Given exercise: Give back, exactly as written, the lines from the beginning of the listing through the one that contains "plt.rcParams['mathtext.fontset'] = 'dejavusans'".
━━━
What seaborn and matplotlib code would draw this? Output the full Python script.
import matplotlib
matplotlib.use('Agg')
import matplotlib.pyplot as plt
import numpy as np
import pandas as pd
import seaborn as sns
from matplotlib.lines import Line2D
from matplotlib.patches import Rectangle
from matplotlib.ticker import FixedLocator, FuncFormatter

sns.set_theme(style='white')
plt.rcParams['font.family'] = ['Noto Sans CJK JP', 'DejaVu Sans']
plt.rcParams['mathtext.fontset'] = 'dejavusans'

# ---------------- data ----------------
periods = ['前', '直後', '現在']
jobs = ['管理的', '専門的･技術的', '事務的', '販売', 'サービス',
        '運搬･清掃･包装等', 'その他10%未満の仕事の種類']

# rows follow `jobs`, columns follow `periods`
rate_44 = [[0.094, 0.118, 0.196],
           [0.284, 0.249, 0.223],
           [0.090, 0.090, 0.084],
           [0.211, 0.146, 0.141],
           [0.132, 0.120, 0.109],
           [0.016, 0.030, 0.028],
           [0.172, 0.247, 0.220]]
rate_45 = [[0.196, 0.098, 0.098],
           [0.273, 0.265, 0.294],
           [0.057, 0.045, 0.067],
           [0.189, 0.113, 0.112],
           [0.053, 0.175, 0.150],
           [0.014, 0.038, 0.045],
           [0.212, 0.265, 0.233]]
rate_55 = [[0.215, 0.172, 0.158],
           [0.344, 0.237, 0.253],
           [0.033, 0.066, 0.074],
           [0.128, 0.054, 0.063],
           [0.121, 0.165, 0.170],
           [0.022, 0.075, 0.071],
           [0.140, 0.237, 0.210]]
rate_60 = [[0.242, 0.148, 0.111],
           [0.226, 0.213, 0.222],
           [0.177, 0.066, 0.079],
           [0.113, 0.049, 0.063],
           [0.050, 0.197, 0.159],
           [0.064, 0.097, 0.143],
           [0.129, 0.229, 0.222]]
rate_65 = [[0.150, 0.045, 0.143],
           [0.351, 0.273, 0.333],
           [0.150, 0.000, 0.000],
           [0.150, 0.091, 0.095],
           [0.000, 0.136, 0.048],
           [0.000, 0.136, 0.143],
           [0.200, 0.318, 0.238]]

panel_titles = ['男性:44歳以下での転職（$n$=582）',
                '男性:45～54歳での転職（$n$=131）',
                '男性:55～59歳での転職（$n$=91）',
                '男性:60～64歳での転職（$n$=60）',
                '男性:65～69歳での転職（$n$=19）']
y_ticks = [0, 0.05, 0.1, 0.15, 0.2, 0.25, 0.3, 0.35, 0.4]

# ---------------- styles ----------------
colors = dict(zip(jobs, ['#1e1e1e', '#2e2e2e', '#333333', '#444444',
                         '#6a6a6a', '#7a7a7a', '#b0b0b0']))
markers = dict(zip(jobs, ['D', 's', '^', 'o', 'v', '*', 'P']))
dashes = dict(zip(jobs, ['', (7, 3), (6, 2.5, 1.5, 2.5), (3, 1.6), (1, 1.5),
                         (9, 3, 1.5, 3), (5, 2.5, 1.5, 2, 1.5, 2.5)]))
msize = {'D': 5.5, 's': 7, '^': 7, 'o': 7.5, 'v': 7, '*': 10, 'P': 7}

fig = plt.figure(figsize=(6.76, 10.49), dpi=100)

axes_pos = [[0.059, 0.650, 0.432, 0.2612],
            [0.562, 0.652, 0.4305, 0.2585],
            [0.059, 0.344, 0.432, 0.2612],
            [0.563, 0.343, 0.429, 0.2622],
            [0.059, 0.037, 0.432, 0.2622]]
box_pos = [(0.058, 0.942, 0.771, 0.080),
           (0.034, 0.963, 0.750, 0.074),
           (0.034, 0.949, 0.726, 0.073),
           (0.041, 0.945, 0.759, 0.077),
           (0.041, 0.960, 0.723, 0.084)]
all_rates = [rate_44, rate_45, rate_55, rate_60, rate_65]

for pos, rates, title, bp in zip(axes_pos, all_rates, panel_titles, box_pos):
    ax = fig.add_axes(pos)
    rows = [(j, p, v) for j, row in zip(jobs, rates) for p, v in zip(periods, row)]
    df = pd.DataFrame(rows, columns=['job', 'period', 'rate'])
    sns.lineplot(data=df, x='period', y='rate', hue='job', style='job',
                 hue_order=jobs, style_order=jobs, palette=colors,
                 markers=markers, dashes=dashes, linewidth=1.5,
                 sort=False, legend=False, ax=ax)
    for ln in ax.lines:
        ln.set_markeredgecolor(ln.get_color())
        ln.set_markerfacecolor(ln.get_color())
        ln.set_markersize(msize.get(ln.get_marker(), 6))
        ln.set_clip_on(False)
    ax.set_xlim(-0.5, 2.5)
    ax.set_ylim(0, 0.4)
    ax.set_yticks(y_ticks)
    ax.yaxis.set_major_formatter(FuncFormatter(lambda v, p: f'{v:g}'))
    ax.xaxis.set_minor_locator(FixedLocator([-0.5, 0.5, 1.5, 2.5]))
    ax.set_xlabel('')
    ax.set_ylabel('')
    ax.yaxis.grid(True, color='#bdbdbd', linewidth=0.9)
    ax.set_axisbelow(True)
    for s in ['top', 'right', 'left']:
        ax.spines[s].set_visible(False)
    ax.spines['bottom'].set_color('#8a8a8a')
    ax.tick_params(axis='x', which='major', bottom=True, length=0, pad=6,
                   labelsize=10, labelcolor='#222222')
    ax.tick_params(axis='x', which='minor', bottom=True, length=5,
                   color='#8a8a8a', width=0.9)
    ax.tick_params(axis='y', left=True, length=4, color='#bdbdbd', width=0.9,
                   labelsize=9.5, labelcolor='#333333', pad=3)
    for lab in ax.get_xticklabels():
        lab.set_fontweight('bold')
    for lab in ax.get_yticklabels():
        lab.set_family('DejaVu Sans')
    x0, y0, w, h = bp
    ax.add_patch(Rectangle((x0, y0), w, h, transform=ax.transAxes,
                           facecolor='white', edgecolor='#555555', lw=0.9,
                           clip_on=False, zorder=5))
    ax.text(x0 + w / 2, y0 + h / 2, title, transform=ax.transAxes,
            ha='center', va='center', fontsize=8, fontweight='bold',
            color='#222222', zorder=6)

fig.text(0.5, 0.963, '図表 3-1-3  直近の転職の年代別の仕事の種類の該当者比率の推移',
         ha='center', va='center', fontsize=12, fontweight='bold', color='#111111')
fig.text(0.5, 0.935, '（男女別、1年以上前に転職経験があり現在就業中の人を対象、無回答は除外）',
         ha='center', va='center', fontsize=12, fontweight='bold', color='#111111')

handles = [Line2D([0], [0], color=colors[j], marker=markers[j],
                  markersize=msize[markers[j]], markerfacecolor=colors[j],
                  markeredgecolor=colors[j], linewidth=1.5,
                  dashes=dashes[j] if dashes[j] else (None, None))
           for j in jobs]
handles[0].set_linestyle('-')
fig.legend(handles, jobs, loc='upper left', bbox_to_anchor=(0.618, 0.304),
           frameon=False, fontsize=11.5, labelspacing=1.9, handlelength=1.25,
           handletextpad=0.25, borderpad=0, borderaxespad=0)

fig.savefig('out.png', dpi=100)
━━━
Expected answer:
What seaborn and matplotlib code would draw this? Output the full Python script.
import matplotlib
matplotlib.use('Agg')
import matplotlib.pyplot as plt
import numpy as np
import pandas as pd
import seaborn as sns
from matplotlib.lines import Line2D
from matplotlib.patches import Rectangle
from matplotlib.ticker import FixedLocator, FuncFormatter

sns.set_theme(style='white')
plt.rcParams['font.family'] = ['Noto Sans CJK JP', 'DejaVu Sans']
plt.rcParams['mathtext.fontset'] = 'dejavusans'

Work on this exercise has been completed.